Data provided:
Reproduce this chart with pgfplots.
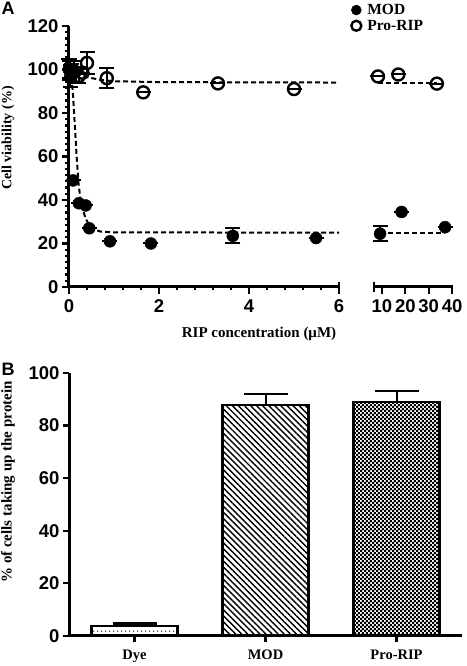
\documentclass[border=0pt]{standalone}
\usepackage{fontspec}
\setmainfont{Liberation Serif}
\setsansfont{Liberation Sans}
\usepackage{pgfplots}
\pgfplotsset{compat=1.18}
\usetikzlibrary{patterns,patterns.meta}
\pgfdeclarepatternformonly{checker}{\pgfqpoint{0pt}{0pt}}{\pgfqpoint{4.4pt}{4.4pt}}{\pgfqpoint{4.4pt}{4.4pt}}{%
 \pgfpathrectangle{\pgfqpoint{0pt}{0pt}}{\pgfqpoint{2.5pt}{2.5pt}}%
 \pgfpathrectangle{\pgfqpoint{2.2pt}{2.2pt}}{\pgfqpoint{2.5pt}{2.5pt}}%
 \pgfusepath{fill}}
\pgfdeclarepatternformonly{dotrow}{\pgfqpoint{0pt}{0pt}}{\pgfqpoint{4pt}{10pt}}{\pgfqpoint{4pt}{10pt}}{%
 \pgfpathrectangle{\pgfqpoint{1.5pt}{4.5pt}}{\pgfqpoint{1.1pt}{1.1pt}}%
 \pgfusepath{fill}}
\pgfplotsset{
 myaxis/.style={scale only axis, clip=false,
  axis line style={line width=3pt},
  every tick/.style={black, line width=2.2pt},
  tick align=outside, major tick length=7pt, minor tick length=3.5pt,
  tick label style={font=\sffamily\bfseries\fontsize{18.5}{18.5}\selectfont},
  /pgf/number format/assume math mode=true},
 fitline/.style={black, line width=2pt, dash pattern=on 5pt off 3pt, forget plot},
 modmark/.style={only marks, mark=*, mark size=6pt, black,
  error bars/.cd, y dir=both, y explicit, error bar style={line width=2pt},
  error mark options={black, line width=2pt, mark size=7.5pt, rotate=90}},
 promark/.style={only marks, mark=o, mark size=6pt, black, mark options={line width=2.4pt},
  error bars/.cd, y dir=both, y explicit, error bar style={line width=2pt},
  error mark options={black, line width=2pt, mark size=7.5pt, rotate=90}},
}
\begin{document}
\begin{tikzpicture}
\useasboundingbox (0,0) rectangle (466pt,666pt);
% Panel A left
\begin{axis}[myaxis, at={(69pt,379pt)}, anchor=south west,
  width=270pt, height=261pt, xmin=0, xmax=6, ymin=0, ymax=120,
  axis x line*=bottom, axis y line*=left,
  xtick={0,2,4,6}, minor x tick num=4,
  xticklabel style={yshift=-2pt},
  ytick={0,20,...,120}, minor y tick num=6,
  legend style={at={(axis description cs:1.045,1.092)}, anchor=north west, draw=none, fill=none,
    font=\bfseries\fontsize{15.5}{15.5}\selectfont, row sep=0pt, inner sep=0pt,
    /tikz/every odd column/.append style={column sep=4pt}},
  legend image post style={mark size=5pt},
  legend cell align=left]
\addplot[fitline] coordinates {(0,100) (0.05,98) (0.09,88) (0.13,74) (0.17,60) (0.21,48) (0.25,41) (0.3,36) (0.37,31.5) (0.45,28.5) (0.55,26.5) (0.7,25.5) (1,25.1) (6,25)};
\addplot[fitline] coordinates {(0,100) (0.1,99) (0.2,98) (0.4,96.5) (0.7,95.2) (1,94.6) (2,94.2) (6,94)};
\addplot[modmark] coordinates {
 (0,100) +- (0,5)
 (0.03,97) +- (0,5)
 (0.06,99.5) +- (0,3)
 (0.09,49) +- (0,0)
 (0.22,38.5) +- (0,0)
 (0.37,37.5) +- (0,0)
 (0.45,27) +- (0,0)
 (0.91,21) +- (0,0)
 (1.82,20) +- (0,0)
 (3.64,23.5) +- (0,3.5)
 (5.49,22.5) +- (0,0)};
\addlegendentry{MOD}
\addplot[promark] coordinates {
 (0.02,100) +- (0,4)
 (0.12,99) +- (0,5)
 (0.22,97) +- (0,3)
 (0.3,98.5) +- (0,0)
 (0.4,103) +- (0,5)
 (0.84,96) +- (0,4.5)
 (1.65,89.5) +- (0,0)
 (3.31,93.6) +- (0,0)
 (5.0,91) +- (0,0)};
\addlegendentry{Pro-RIP}
\draw[line width=2.2pt] (axis cs:6,0) -- ([yshift=5pt]axis cs:6,0);
\end{axis}
% Panel A right
\begin{axis}[myaxis, at={(374pt,379pt)}, anchor=south west,
  width=79pt, height=261pt, xmin=6.6, xmax=40.4, ymin=0, ymax=120,
  axis x line*=bottom, axis y line=none,
  xticklabel style={yshift=-2pt},
  xtick={10,20,30,40}]
\addplot[fitline] coordinates {(9.2,25) (37,25)};
\addplot[fitline] coordinates {(8.3,94) (33.5,94)};
\addplot[modmark] coordinates {
 (9.2,24.5) +- (0,3.5)
 (18.4,34.5) +- (0,0)
 (37,27.5) +- (0,0)};
\addplot[promark] coordinates {
 (8.3,96.8) +- (0,0)
 (17,97.7) +- (0,0)
 (33.5,93.5) +- (0,0)};
\draw[line width=2.2pt] ([yshift=-5pt]axis cs:6.6,0) -- ([yshift=5pt]axis cs:6.6,0);
\end{axis}
% Panel B
\begin{axis}[myaxis, at={(69pt,30pt)}, anchor=south west,
  width=393pt, height=263pt, xmin=-0.5, xmax=2.5, ymin=0, ymax=100,
  axis x line*=bottom, axis y line*=left,
  xtick={0,1,2}, xticklabels={Dye,MOD,Pro-RIP},
  xticklabel style={font=\bfseries\fontsize{14.5}{14.5}\selectfont, yshift=-4pt},
  ytick={0,20,...,100}, major tick length=6pt,
  ybar, bar width=86pt]
\addplot[bar shift=0pt, draw=black, line width=2.8pt, pattern=dotrow,
  error bars/.cd, y dir=plus, y explicit, error bar style={line width=2pt},
  error mark options={black, line width=3pt, mark size=22pt, rotate=90}]
  coordinates {(0,3.8) +- (0,1.1)};
\addplot[bar shift=0pt, draw=black, line width=2.8pt, pattern={Lines[angle=-45,distance=4.3pt,line width=1.4pt]},
  error bars/.cd, y dir=plus, y explicit, error bar style={line width=2pt},
  error mark options={black, line width=2pt, mark size=22pt, rotate=90}]
  coordinates {(1,87.8) +- (0,4.2)};
\addplot[bar shift=0pt, draw=black, line width=2.8pt, pattern=checker,
  error bars/.cd, y dir=plus, y explicit, error bar style={line width=2pt},
  error mark options={black, line width=2pt, mark size=22pt, rotate=90}]
  coordinates {(2,89) +- (0,4)};
\end{axis}
\node[font=\bfseries\fontsize{15}{15}\selectfont] at (259pt,332pt) {RIP concentration (μM)};
\node[rotate=90, font=\bfseries\fontsize{14}{14}\selectfont] at (8pt,528pt) {Cell viability (\%)};
\node[rotate=90, font=\bfseries\fontsize{15}{15}\selectfont] at (8pt,184pt) {\% of cells taking up the protein};
\node[font=\sffamily\bfseries\fontsize{18}{18}\selectfont] at (8pt,658pt) {A};
\node[font=\sffamily\bfseries\fontsize{18}{18}\selectfont] at (8pt,297pt) {B};
\end{tikzpicture}
\end{document}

Aim of the exercise: Take the data above and repeat it exactly, leaving each picture out.

Full response:
Reproduce this chart with pgfplots.
\documentclass[border=0pt]{standalone}
\usepackage{fontspec}
\setmainfont{Liberation Serif}
\setsansfont{Liberation Sans}
\usepackage{pgfplots}
\pgfplotsset{compat=1.18}
\usetikzlibrary{patterns,patterns.meta}
\pgfdeclarepatternformonly{checker}{\pgfqpoint{0pt}{0pt}}{\pgfqpoint{4.4pt}{4.4pt}}{\pgfqpoint{4.4pt}{4.4pt}}{%
 \pgfpathrectangle{\pgfqpoint{0pt}{0pt}}{\pgfqpoint{2.5pt}{2.5pt}}%
 \pgfpathrectangle{\pgfqpoint{2.2pt}{2.2pt}}{\pgfqpoint{2.5pt}{2.5pt}}%
 \pgfusepath{fill}}
\pgfdeclarepatternformonly{dotrow}{\pgfqpoint{0pt}{0pt}}{\pgfqpoint{4pt}{10pt}}{\pgfqpoint{4pt}{10pt}}{%
 \pgfpathrectangle{\pgfqpoint{1.5pt}{4.5pt}}{\pgfqpoint{1.1pt}{1.1pt}}%
 \pgfusepath{fill}}
\pgfplotsset{
 myaxis/.style={scale only axis, clip=false,
  axis line style={line width=3pt},
  every tick/.style={black, line width=2.2pt},
  tick align=outside, major tick length=7pt, minor tick length=3.5pt,
  tick label style={font=\sffamily\bfseries\fontsize{18.5}{18.5}\selectfont},
  /pgf/number format/assume math mode=true},
 fitline/.style={black, line width=2pt, dash pattern=on 5pt off 3pt, forget plot},
 modmark/.style={only marks, mark=*, mark size=6pt, black,
  error bars/.cd, y dir=both, y explicit, error bar style={line width=2pt},
  error mark options={black, line width=2pt, mark size=7.5pt, rotate=90}},
 promark/.style={only marks, mark=o, mark size=6pt, black, mark options={line width=2.4pt},
  error bars/.cd, y dir=both, y explicit, error bar style={line width=2pt},
  error mark options={black, line width=2pt, mark size=7.5pt, rotate=90}},
}
\begin{document}
\begin{tikzpicture}
\useasboundingbox (0,0) rectangle (466pt,666pt);
% Panel A left
\begin{axis}[myaxis, at={(69pt,379pt)}, anchor=south west,
  width=270pt, height=261pt, xmin=0, xmax=6, ymin=0, ymax=120,
  axis x line*=bottom, axis y line*=left,
  xtick={0,2,4,6}, minor x tick num=4,
  xticklabel style={yshift=-2pt},
  ytick={0,20,...,120}, minor y tick num=6,
  legend style={at={(axis description cs:1.045,1.092)}, anchor=north west, draw=none, fill=none,
    font=\bfseries\fontsize{15.5}{15.5}\selectfont, row sep=0pt, inner sep=0pt,
    /tikz/every odd column/.append style={column sep=4pt}},
  legend image post style={mark size=5pt},
  legend cell align=left]
\addplot[fitline] coordinates {(0,100) (0.05,98) (0.09,88) (0.13,74) (0.17,60) (0.21,48) (0.25,41) (0.3,36) (0.37,31.5) (0.45,28.5) (0.55,26.5) (0.7,25.5) (1,25.1) (6,25)};
\addplot[fitline] coordinates {(0,100) (0.1,99) (0.2,98) (0.4,96.5) (0.7,95.2) (1,94.6) (2,94.2) (6,94)};
\addplot[modmark] coordinates {
 (0,100) +- (0,5)
 (0.03,97) +- (0,5)
 (0.06,99.5) +- (0,3)
 (0.09,49) +- (0,0)
 (0.22,38.5) +- (0,0)
 (0.37,37.5) +- (0,0)
 (0.45,27) +- (0,0)
 (0.91,21) +- (0,0)
 (1.82,20) +- (0,0)
 (3.64,23.5) +- (0,3.5)
 (5.49,22.5) +- (0,0)};
\addlegendentry{MOD}
\addplot[promark] coordinates {
 (0.02,100) +- (0,4)
 (0.12,99) +- (0,5)
 (0.22,97) +- (0,3)
 (0.3,98.5) +- (0,0)
 (0.4,103) +- (0,5)
 (0.84,96) +- (0,4.5)
 (1.65,89.5) +- (0,0)
 (3.31,93.6) +- (0,0)
 (5.0,91) +- (0,0)};
\addlegendentry{Pro-RIP}
\draw[line width=2.2pt] (axis cs:6,0) -- ([yshift=5pt]axis cs:6,0);
\end{axis}
% Panel A right
\begin{axis}[myaxis, at={(374pt,379pt)}, anchor=south west,
  width=79pt, height=261pt, xmin=6.6, xmax=40.4, ymin=0, ymax=120,
  axis x line*=bottom, axis y line=none,
  xticklabel style={yshift=-2pt},
  xtick={10,20,30,40}]
\addplot[fitline] coordinates {(9.2,25) (37,25)};
\addplot[fitline] coordinates {(8.3,94) (33.5,94)};
\addplot[modmark] coordinates {
 (9.2,24.5) +- (0,3.5)
 (18.4,34.5) +- (0,0)
 (37,27.5) +- (0,0)};
\addplot[promark] coordinates {
 (8.3,96.8) +- (0,0)
 (17,97.7) +- (0,0)
 (33.5,93.5) +- (0,0)};
\draw[line width=2.2pt] ([yshift=-5pt]axis cs:6.6,0) -- ([yshift=5pt]axis cs:6.6,0);
\end{axis}
% Panel B
\begin{axis}[myaxis, at={(69pt,30pt)}, anchor=south west,
  width=393pt, height=263pt, xmin=-0.5, xmax=2.5, ymin=0, ymax=100,
  axis x line*=bottom, axis y line*=left,
  xtick={0,1,2}, xticklabels={Dye,MOD,Pro-RIP},
  xticklabel style={font=\bfseries\fontsize{14.5}{14.5}\selectfont, yshift=-4pt},
  ytick={0,20,...,100}, major tick length=6pt,
  ybar, bar width=86pt]
\addplot[bar shift=0pt, draw=black, line width=2.8pt, pattern=dotrow,
  error bars/.cd, y dir=plus, y explicit, error bar style={line width=2pt},
  error mark options={black, line width=3pt, mark size=22pt, rotate=90}]
  coordinates {(0,3.8) +- (0,1.1)};
\addplot[bar shift=0pt, draw=black, line width=2.8pt, pattern={Lines[angle=-45,distance=4.3pt,line width=1.4pt]},
  error bars/.cd, y dir=plus, y explicit, error bar style={line width=2pt},
  error mark options={black, line width=2pt, mark size=22pt, rotate=90}]
  coordinates {(1,87.8) +- (0,4.2)};
\addplot[bar shift=0pt, draw=black, line width=2.8pt, pattern=checker,
  error bars/.cd, y dir=plus, y explicit, error bar style={line width=2pt},
  error mark options={black, line width=2pt, mark size=22pt, rotate=90}]
  coordinates {(2,89) +- (0,4)};
\end{axis}
\node[font=\bfseries\fontsize{15}{15}\selectfont] at (259pt,332pt) {RIP concentration (μM)};
\node[rotate=90, font=\bfseries\fontsize{14}{14}\selectfont] at (8pt,528pt) {Cell viability (\%)};
\node[rotate=90, font=\bfseries\fontsize{15}{15}\selectfont] at (8pt,184pt) {\% of cells taking up the protein};
\node[font=\sffamily\bfseries\fontsize{18}{18}\selectfont] at (8pt,658pt) {A};
\node[font=\sffamily\bfseries\fontsize{18}{18}\selectfont] at (8pt,297pt) {B};
\end{tikzpicture}
\end{document}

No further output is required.